My career started in Graphic Design right before dropping out of college. That love for visual design has carried me through my entire career. I am very passionate about combining things I’m curious about and creating art with it. This can be an animation film, an illustration, or a feature film.
In 2013, you directed A Boy and His Atom, a stop-motion animated short film created by IBM Research scientists. The movie holds the Guinness World Records™ record for the World's Smallest Stop-Motion Film. How did you get involved in this project?
At the time I was living in NYC and working with a production company. The way it works is a client, in this case IBM, works with their advertising agency, in this case BBDO and they look for director that can execute on their idea. BBDO had the idea of creating an animation using a Scanning Tunneling Microscope. They knew that in the past, scientists had composed images using individual atoms. This would require pushing that technique to the extreme. I was invited to pitch my vision for the film among other filmmakers and was lucky enough to get it. That’s how the adventure started.
What exactly does it mean to direct a film with a STM? Did you get a chance to play around with the STM equipment?
The STM is an extremely complicated and extremely technical piece of equipment. The scientists let me move the joystick once, but they let kids touring the premises do that, so it was unrelated with my skills. The film had to be executed by the scientists. They were the animators. It was an exciting journey that started with findings ways of communicating my artistic ideas and transferring them to the technical language they needed to operate.
Your website lists a wide variety of professional interests and experiences including film, commercials, two books, and drawings. Did you also have an interest in science before making A Boy and His Atom?
Science is a big inspiration for my work. I found that basic science is no different than poetry.
Conventional animation can be incredibly time consuming. Animating by moving single atoms around using an STM must be even more so. How long did the process take?
The scientists spent 6 weeks nonstop animating the atoms. It’s an incredibly time consuming process. Exponentially slower than a traditional animation.
The thing I love about the boy in the film is that despite the fact that he’s made of only a handful of atoms, he’s remarkably expressive. Was that difficult to achieve?
Extremely difficult. We had to balance the character design and the story with the amount of operations the scientists could achieve in the timeline. A more complex character would have meant more pieces to move and more time that we didn’t have.

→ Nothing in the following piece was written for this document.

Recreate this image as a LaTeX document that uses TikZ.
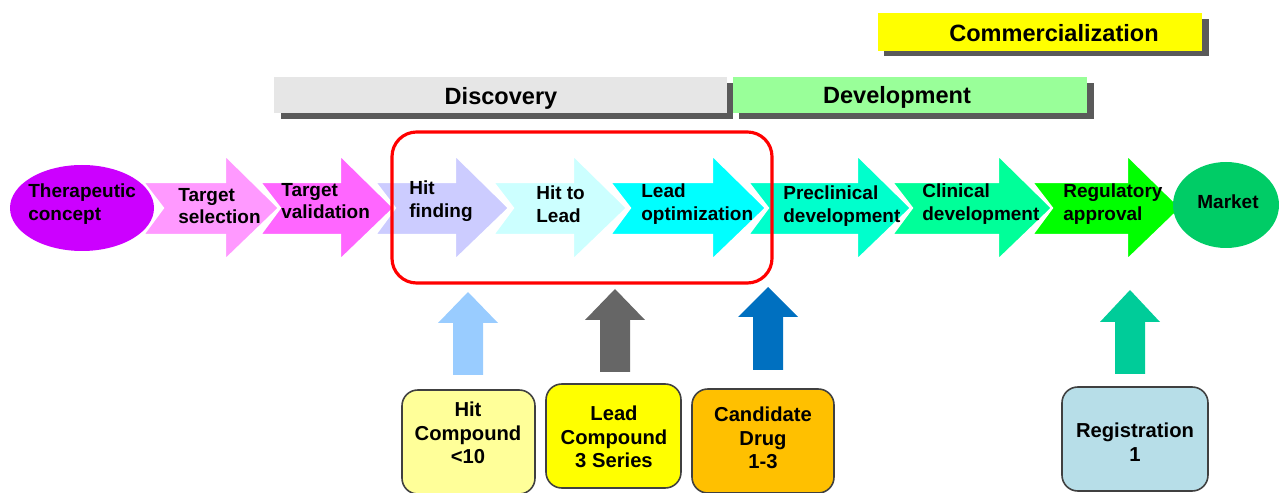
\documentclass[tikz,border=0pt]{standalone}
\usepackage{fontspec}
\setmainfont{Liberation Sans}

\definecolor{conceptcol}{HTML}{CC00FF}
\definecolor{selcol}{HTML}{FF99FF}
\definecolor{valcol}{HTML}{FF66FF}
\definecolor{hitcol}{HTML}{CCCCFF}
\definecolor{h2lcol}{HTML}{CCFFFF}
\definecolor{optcol}{HTML}{00FFFF}
\definecolor{precol}{HTML}{00FFCC}
\definecolor{clincol}{HTML}{00FF99}
\definecolor{regcol}{HTML}{00FF00}
\definecolor{marketcol}{HTML}{00CC66}
\definecolor{discol}{HTML}{E6E6E6}
\definecolor{devcol}{HTML}{99FF99}
\definecolor{comcol}{HTML}{FFFF00}
\definecolor{shadowcol}{HTML}{5A5A5A}
\definecolor{uphit}{HTML}{99CCFF}
\definecolor{uplead}{HTML}{666666}
\definecolor{upcand}{HTML}{0070C0}
\definecolor{upreg}{HTML}{00CC99}
\definecolor{hitbox}{HTML}{FFFF99}
\definecolor{leadbox}{HTML}{FFFF00}
\definecolor{candbox}{HTML}{FFC000}
\definecolor{regbox}{HTML}{B7DEE8}

\begin{document}
\begin{tikzpicture}[x=0.02cm,y=-0.02cm,
    steplabel/.style={font=\fontsize{10.8}{13}\selectfont\bfseries, align=left, anchor=west, inner sep=0pt},
    phaselabel/.style={font=\fontsize{13.4}{16}\selectfont\bfseries, inner sep=0pt},
    cardlabel/.style={font=\fontsize{11.5}{13.4}\selectfont\bfseries, align=center, inner sep=0pt},
    cardbox/.style={draw=black!75, line width=0.9pt, rounded corners=9pt}]

    % Fix the page size
    \clip (0,0) rectangle (1279,493);

    % Phase bars with their shadows
    \fill[shadowcol] (884,19) rectangle (1209,56);
    \fill[comcol] (878,13) rectangle (1202,51);
    \fill[shadowcol] (281,83) rectangle (733,119);
    \fill[discol] (274,77) rectangle (727,113);
    \fill[shadowcol] (739,83) rectangle (1094,119);
    \fill[devcol] (733,77) rectangle (1087,113);

    \node[phaselabel] (commercial) at (1054,33) {Commercialization};
    \node[phaselabel] (discovery) at (501,98) {Discovery};
    \node[phaselabel] (development) at (897,97) {Development};

    % Chevron arrows of the pipeline
    \foreach \l/\h/\tx/\ty/\col/\nm/\txt in {
        143/225/178/206/selcol/selection/{Target\\selection},
        260/340/281/201/valcol/validation/{Target\\validation},
        375/455/409/201/hitcol/hitfinding/{Hit\\finding},
        493/573/536/204/h2lcol/hittolead/{Hit to\\Lead},
        610/712/641/204/optcol/leadopt/{Lead\\optimization},
        748/857/783/206/precol/preclinical/{Preclinical\\development},
        892/998/922/204/clincol/clinical/{Clinical\\development},
        1032/1127/1063/204/regcol/regulatory/{Regulatory\\approval}} {
        \filldraw[fill=\col, draw=white, line width=1.2pt]
            (\l,182) -- (\h,182) -- (\h,155) -- (\h+54,208) -- (\h,260)
            -- (\h,235) -- (\l,235) -- (\l+20,208) -- cycle;
        \node[steplabel] (\nm) at (\tx,\ty) {\txt};
    }

    % Start and end of the pipeline
    \fill[conceptcol] (82,208) ellipse [x radius=72, y radius=43];
    \node[steplabel] (concept) at (28,204) {Therapeutic\\concept};
    \fill[marketcol] (1226,205) ellipse [x radius=53, y radius=43];
    \node[steplabel, anchor=center] (market) at (1228,202) {Market};

    % Red frame round the early discovery steps
    \draw[red, line width=1.8pt, rounded corners=14pt] (392,132) rectangle (772,283);

    % Block arrows pointing up
    \foreach \cx/\top/\base/\bot/\col in {
        468/292/323/375/uphit, 615/289/320/372/uplead,
        768/287/317/370/upcand, 1130/290/322/374/upreg} {
        \fill[\col] (\cx-15,\bot) -- (\cx-15,\base) -- (\cx-30,\base) -- (\cx,\top)
            -- (\cx+30,\base) -- (\cx+15,\base) -- (\cx+15,\bot) -- cycle;
    }

    % Milestone boxes
    \filldraw[cardbox, fill=hitbox] (402,390) rectangle (535,494);
    \node[cardlabel] (hitcpd) at (468,433) {Hit\\Compound\\<10};
    \filldraw[cardbox, fill=leadbox] (546,384) rectangle (681,488);
    \node[cardlabel] (leadcpd) at (614,437) {Lead\\Compound\\3 Series};
    \filldraw[cardbox, fill=candbox] (692,389) rectangle (834,493);
    \node[cardlabel] (candidate) at (763,438) {Candidate\\Drug\\1-3};
    \filldraw[cardbox, fill=regbox] (1062,387) rectangle (1208,491);
    \node[cardlabel] (registration) at (1135,442) {Registration\\1};

\end{tikzpicture}
\end{document}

What’s harder: directing carbon monoxide molecules or directing people?
For sure Carbon Monoxide molecules. People renders themselves in motion!
On your website, the description of your book, Been there, done that, states,
A similar thing is true in science. We’re naturally curious and ask questions about the world around us until we reach a certain age. Do you have any advice for readers on how they can recapture that sense of creativity and curiosity we all had when we were younger?
One hundred percent! I truly believe that everyone, not only artists, have the duty to reconnect with child-like curiosity, this is the engine of great engineering, entrepreneurship and art.
Last question: You’ve directed a film made of nanotechnology. If you had to hire a nanobot to do a job for you, what job would you hire it to do?
Given the amount of work that takes, I would hire nano bots to bind to my adenosine receptors to prevent my neural activity to slow down making me feel tired. They would be the perfect substitute for coffee!